Records with drawing code:
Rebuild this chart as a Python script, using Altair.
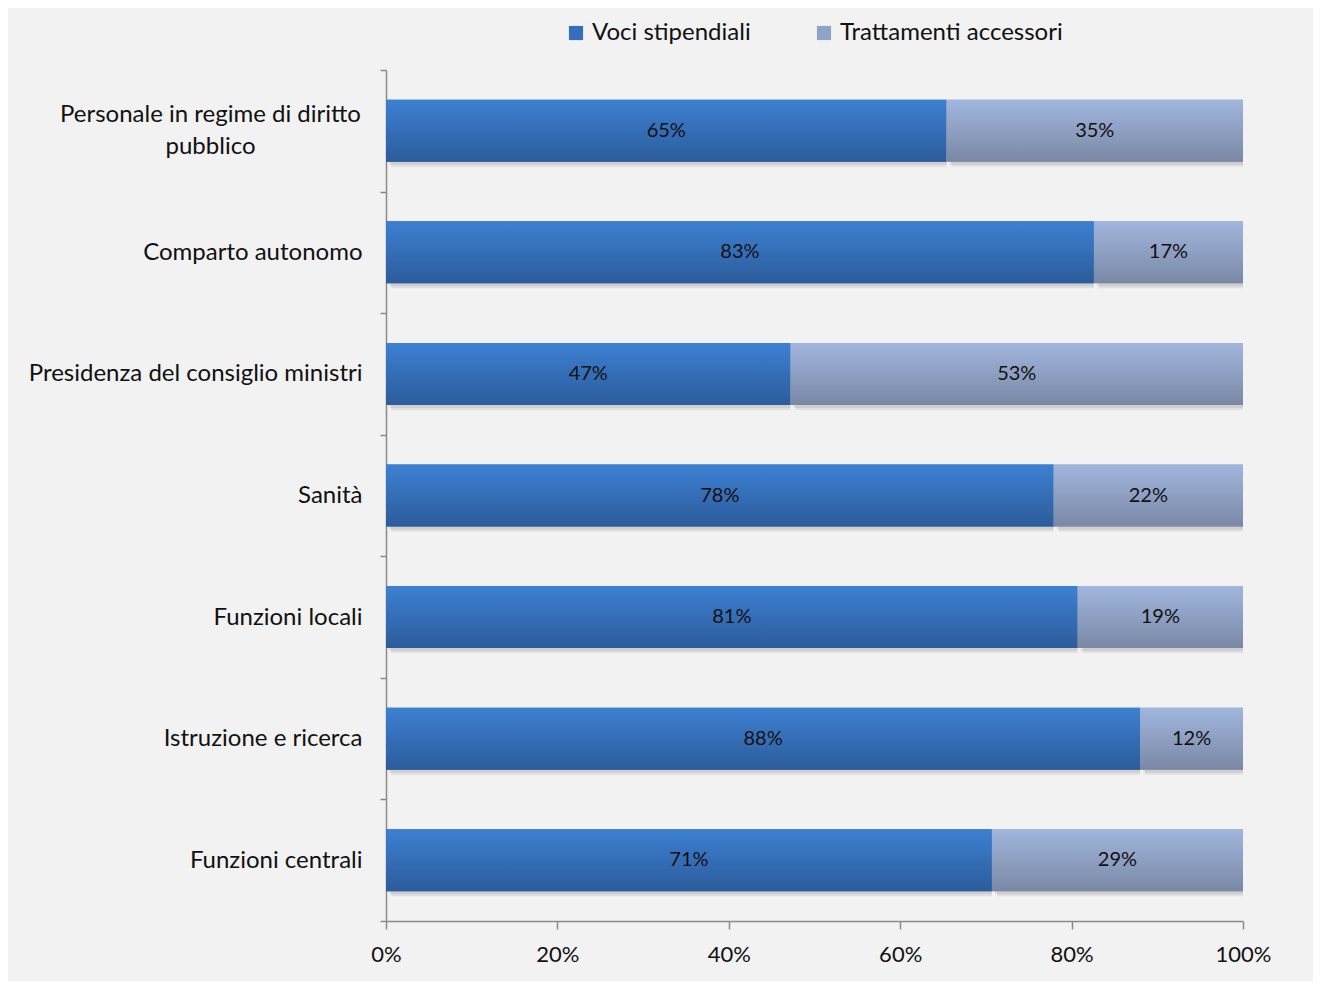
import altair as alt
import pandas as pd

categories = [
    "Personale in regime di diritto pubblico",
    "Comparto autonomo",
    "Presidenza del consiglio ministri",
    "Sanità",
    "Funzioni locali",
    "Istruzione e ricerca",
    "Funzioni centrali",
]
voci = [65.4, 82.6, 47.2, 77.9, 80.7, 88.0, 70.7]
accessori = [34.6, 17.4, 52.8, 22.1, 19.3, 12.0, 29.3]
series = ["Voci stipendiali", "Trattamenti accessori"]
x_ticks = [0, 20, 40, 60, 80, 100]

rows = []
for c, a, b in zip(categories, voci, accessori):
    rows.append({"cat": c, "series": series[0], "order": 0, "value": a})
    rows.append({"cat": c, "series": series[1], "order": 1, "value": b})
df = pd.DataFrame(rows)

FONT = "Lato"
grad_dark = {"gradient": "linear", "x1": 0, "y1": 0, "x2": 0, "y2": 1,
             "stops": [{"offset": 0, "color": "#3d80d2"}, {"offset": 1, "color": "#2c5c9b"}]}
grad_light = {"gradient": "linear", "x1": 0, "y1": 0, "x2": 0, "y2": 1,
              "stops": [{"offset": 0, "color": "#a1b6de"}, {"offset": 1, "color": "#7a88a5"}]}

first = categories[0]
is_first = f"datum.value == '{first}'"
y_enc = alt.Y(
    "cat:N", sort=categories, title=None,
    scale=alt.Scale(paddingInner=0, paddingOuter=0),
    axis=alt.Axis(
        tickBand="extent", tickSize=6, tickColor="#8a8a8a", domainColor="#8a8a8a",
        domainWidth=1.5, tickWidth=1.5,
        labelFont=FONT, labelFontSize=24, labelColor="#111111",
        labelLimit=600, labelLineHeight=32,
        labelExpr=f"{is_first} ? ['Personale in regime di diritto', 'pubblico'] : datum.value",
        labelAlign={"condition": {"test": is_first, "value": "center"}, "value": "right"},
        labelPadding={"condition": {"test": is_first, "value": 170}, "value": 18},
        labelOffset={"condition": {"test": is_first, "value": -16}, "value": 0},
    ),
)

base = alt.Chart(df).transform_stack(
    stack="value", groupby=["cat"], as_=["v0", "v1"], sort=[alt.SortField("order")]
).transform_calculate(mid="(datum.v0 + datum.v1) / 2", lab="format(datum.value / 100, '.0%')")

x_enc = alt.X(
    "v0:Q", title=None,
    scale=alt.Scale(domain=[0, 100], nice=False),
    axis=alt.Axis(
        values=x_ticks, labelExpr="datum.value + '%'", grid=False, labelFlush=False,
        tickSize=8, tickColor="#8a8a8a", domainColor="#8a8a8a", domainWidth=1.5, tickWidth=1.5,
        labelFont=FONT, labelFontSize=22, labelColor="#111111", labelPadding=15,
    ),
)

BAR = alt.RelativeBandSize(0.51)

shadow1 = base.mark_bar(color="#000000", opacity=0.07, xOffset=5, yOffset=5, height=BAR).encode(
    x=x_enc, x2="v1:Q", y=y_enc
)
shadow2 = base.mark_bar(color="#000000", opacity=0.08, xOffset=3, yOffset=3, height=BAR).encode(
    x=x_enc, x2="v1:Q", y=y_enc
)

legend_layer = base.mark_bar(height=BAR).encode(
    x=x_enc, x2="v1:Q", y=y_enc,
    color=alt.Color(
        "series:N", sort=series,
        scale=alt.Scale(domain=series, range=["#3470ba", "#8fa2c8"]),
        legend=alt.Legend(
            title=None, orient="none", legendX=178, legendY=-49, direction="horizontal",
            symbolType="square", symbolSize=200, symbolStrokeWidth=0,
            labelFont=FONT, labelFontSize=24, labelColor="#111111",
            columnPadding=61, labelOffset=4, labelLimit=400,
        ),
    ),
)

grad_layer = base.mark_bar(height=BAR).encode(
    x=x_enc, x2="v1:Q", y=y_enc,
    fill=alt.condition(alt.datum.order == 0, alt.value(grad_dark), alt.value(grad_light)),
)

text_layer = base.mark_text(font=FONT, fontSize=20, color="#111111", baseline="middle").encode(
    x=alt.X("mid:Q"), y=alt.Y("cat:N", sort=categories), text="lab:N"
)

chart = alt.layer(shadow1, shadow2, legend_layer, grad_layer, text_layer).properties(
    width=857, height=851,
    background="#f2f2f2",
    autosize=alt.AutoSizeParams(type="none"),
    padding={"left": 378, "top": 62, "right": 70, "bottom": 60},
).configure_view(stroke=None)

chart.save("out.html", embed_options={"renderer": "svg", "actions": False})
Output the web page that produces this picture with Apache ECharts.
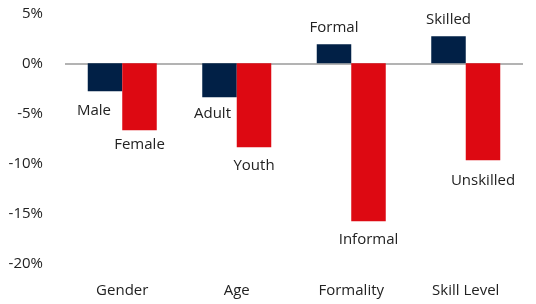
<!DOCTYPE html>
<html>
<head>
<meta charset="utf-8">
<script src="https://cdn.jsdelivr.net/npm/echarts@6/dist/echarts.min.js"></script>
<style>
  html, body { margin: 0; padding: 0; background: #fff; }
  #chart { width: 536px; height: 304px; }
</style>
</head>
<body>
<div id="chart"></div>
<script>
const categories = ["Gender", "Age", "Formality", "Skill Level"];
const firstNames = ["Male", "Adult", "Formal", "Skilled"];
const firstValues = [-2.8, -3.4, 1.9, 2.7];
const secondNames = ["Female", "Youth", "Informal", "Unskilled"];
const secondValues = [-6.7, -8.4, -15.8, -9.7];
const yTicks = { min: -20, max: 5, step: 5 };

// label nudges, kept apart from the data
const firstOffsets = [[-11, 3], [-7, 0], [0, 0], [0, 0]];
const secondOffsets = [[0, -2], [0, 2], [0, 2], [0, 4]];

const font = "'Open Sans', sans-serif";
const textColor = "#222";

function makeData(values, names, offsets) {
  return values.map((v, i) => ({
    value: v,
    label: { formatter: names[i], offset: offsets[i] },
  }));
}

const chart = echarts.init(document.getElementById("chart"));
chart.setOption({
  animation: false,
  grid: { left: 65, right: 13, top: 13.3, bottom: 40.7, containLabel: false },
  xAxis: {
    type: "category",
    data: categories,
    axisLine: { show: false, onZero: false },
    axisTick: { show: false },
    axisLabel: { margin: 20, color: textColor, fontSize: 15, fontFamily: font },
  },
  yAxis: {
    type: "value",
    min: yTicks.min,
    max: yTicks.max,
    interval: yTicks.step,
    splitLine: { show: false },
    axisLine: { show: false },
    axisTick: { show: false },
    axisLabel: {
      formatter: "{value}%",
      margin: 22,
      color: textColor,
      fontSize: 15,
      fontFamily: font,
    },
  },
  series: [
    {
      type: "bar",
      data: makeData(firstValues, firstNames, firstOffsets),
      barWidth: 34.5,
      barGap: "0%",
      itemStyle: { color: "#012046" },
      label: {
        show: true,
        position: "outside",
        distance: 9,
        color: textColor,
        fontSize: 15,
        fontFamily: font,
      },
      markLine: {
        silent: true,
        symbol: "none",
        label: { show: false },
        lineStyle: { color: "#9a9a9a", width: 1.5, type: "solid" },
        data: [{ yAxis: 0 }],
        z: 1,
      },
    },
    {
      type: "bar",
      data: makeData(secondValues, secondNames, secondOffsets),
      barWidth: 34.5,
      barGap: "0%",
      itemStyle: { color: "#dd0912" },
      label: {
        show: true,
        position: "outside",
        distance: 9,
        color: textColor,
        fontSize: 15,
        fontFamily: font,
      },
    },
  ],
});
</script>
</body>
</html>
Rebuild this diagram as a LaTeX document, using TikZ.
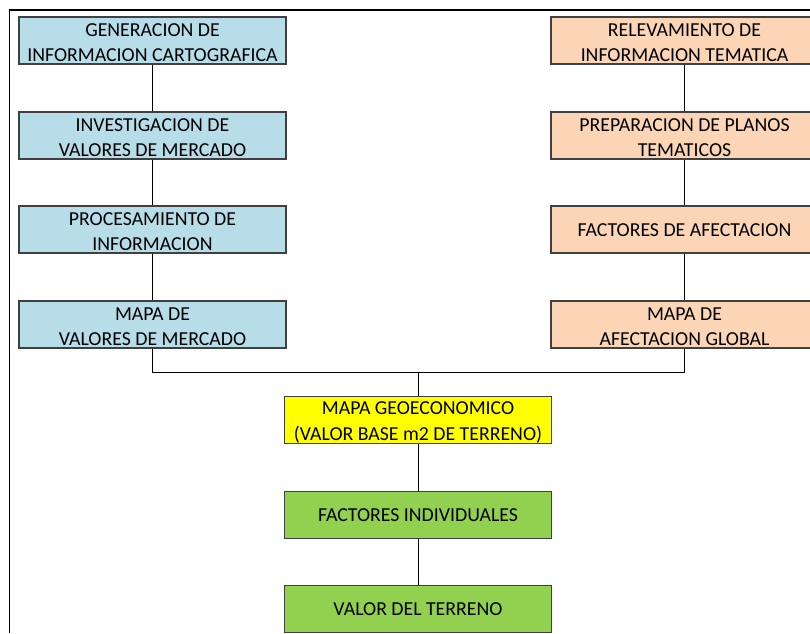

Given problem: Count every line of the material above that holds the string "script", then state only the total.

Solution to this task: 4